▸ **Task to complete**
The lines to extract run from the first line of the material below to the line containing "const xAxisTitle = 'GeV/c';", both included; leave the pictures behind.

▸ **Collected material**
Begin

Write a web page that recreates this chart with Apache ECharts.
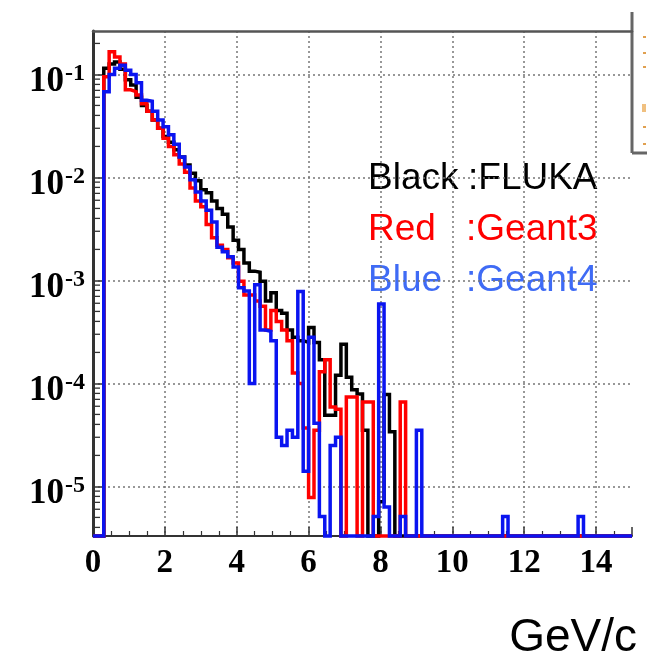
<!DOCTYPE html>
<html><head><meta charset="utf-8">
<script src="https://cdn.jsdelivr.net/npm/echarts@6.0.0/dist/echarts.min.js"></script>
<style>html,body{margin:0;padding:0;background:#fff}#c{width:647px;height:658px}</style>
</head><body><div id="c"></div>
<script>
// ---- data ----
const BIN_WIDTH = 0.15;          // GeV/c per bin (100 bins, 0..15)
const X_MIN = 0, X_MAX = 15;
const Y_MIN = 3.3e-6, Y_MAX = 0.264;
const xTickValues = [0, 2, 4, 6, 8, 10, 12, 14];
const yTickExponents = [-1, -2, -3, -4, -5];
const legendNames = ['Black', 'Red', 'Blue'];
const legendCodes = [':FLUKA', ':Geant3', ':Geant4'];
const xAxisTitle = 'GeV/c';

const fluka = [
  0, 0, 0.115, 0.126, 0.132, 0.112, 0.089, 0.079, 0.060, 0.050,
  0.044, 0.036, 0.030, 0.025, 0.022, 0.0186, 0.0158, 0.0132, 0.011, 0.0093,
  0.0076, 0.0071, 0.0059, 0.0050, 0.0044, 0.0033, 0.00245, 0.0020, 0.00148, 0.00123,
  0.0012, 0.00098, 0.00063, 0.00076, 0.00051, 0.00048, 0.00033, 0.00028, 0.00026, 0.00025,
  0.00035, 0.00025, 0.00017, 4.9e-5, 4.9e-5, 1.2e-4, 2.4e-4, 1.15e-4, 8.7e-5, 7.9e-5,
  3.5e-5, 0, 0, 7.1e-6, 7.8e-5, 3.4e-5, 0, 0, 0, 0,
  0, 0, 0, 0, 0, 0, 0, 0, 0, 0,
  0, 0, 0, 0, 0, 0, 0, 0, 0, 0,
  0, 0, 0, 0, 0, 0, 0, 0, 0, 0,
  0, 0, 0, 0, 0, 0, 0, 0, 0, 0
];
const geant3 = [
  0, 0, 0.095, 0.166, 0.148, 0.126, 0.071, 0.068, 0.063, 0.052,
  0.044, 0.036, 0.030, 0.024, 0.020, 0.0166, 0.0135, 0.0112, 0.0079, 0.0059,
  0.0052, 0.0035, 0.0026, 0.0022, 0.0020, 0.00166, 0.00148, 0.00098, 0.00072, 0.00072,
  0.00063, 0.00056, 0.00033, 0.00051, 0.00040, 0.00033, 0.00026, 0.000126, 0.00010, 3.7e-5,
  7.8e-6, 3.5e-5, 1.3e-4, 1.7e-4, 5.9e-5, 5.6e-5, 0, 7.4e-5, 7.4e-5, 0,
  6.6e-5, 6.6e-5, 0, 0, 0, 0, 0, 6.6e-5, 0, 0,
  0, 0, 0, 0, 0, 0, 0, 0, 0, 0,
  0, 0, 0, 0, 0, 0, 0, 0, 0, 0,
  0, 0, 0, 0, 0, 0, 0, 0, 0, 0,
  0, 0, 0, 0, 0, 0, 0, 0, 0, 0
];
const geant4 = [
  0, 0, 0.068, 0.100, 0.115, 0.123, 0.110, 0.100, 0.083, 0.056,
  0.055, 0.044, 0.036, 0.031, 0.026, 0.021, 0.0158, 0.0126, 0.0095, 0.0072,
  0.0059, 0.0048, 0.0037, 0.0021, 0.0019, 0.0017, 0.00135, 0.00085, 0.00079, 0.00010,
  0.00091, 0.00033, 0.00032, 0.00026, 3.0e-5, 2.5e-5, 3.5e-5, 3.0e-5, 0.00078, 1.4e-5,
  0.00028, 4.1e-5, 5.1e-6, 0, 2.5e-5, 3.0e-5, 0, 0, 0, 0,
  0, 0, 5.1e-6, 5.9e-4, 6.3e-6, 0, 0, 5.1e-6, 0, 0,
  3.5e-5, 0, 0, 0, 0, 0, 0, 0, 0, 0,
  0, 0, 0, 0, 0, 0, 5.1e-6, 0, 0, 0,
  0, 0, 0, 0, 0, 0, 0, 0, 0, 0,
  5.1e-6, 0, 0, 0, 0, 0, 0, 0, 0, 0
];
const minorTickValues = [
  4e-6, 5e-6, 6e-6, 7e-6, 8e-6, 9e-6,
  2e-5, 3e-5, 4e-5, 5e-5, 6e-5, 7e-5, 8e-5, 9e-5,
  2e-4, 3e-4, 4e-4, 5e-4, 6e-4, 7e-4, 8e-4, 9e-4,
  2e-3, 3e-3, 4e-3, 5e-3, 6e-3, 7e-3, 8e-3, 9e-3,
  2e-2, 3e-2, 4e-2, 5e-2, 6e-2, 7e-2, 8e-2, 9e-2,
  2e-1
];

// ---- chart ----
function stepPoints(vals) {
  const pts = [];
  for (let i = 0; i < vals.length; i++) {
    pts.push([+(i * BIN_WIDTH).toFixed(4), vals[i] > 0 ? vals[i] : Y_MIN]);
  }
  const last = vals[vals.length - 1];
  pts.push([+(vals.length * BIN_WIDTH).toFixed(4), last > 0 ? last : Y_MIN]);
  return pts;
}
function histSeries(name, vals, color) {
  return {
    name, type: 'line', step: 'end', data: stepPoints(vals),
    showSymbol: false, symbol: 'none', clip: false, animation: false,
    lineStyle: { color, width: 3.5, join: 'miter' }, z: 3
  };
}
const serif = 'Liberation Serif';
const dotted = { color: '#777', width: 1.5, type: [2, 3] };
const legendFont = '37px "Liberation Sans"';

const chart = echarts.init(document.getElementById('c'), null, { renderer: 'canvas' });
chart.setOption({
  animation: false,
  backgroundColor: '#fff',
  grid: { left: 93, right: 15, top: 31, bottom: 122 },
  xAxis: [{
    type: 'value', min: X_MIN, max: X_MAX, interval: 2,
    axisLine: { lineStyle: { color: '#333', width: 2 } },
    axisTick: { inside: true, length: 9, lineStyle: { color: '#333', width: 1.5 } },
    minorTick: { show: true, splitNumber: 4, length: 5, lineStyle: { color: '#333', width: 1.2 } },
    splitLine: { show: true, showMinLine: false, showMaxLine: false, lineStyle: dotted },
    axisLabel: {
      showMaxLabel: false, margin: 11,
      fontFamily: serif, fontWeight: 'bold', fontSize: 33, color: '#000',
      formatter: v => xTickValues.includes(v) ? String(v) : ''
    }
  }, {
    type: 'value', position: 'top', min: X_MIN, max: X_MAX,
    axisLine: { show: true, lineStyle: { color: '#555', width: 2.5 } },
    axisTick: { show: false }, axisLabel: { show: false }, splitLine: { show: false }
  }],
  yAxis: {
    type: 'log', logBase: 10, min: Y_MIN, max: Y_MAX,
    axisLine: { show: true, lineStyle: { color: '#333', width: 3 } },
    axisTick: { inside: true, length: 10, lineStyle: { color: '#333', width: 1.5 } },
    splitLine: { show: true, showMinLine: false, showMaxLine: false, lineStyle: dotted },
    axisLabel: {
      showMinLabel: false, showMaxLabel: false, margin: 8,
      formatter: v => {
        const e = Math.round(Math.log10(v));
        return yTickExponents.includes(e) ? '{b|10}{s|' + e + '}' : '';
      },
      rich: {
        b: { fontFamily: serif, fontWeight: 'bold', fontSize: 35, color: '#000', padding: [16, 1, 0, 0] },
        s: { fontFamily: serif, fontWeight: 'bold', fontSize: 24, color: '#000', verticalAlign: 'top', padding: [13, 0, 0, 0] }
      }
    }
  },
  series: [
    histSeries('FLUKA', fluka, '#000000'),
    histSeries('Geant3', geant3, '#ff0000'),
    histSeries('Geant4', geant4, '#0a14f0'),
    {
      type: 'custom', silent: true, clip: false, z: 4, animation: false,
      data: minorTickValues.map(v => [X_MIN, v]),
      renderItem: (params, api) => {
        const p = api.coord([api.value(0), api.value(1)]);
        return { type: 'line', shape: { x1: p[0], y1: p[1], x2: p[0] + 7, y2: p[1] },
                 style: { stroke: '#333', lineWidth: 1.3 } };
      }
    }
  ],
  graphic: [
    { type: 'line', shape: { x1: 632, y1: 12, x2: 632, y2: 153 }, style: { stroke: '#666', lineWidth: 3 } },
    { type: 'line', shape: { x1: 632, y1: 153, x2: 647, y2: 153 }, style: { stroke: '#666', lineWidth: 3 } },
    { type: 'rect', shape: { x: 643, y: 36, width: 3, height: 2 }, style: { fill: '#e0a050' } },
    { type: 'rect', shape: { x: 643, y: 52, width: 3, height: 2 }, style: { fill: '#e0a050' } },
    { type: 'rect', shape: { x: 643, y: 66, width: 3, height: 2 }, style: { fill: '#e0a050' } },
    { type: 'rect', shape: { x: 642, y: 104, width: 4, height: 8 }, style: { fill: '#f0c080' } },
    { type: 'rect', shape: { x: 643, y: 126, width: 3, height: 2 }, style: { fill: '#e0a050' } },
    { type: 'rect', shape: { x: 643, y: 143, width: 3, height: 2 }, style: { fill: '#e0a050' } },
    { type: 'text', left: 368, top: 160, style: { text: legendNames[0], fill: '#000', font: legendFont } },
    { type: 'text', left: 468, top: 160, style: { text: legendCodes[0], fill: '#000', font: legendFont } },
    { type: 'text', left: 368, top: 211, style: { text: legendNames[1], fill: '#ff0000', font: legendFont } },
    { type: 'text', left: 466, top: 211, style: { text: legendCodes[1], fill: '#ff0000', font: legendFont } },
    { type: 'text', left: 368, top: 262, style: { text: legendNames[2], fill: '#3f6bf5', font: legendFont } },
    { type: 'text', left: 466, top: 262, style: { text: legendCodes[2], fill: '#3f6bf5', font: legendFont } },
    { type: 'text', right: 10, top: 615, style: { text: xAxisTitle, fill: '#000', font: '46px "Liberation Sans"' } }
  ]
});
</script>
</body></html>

End

▸ **Full answer**
Write a web page that recreates this chart with Apache ECharts.
<!DOCTYPE html>
<html><head><meta charset="utf-8">
<script src="https://cdn.jsdelivr.net/npm/echarts@6.0.0/dist/echarts.min.js"></script>
<style>html,body{margin:0;padding:0;background:#fff}#c{width:647px;height:658px}</style>
</head><body><div id="c"></div>
<script>
// ---- data ----
const BIN_WIDTH = 0.15;          // GeV/c per bin (100 bins, 0..15)
const X_MIN = 0, X_MAX = 15;
const Y_MIN = 3.3e-6, Y_MAX = 0.264;
const xTickValues = [0, 2, 4, 6, 8, 10, 12, 14];
const yTickExponents = [-1, -2, -3, -4, -5];
const legendNames = ['Black', 'Red', 'Blue'];
const legendCodes = [':FLUKA', ':Geant3', ':Geant4'];
const xAxisTitle = 'GeV/c';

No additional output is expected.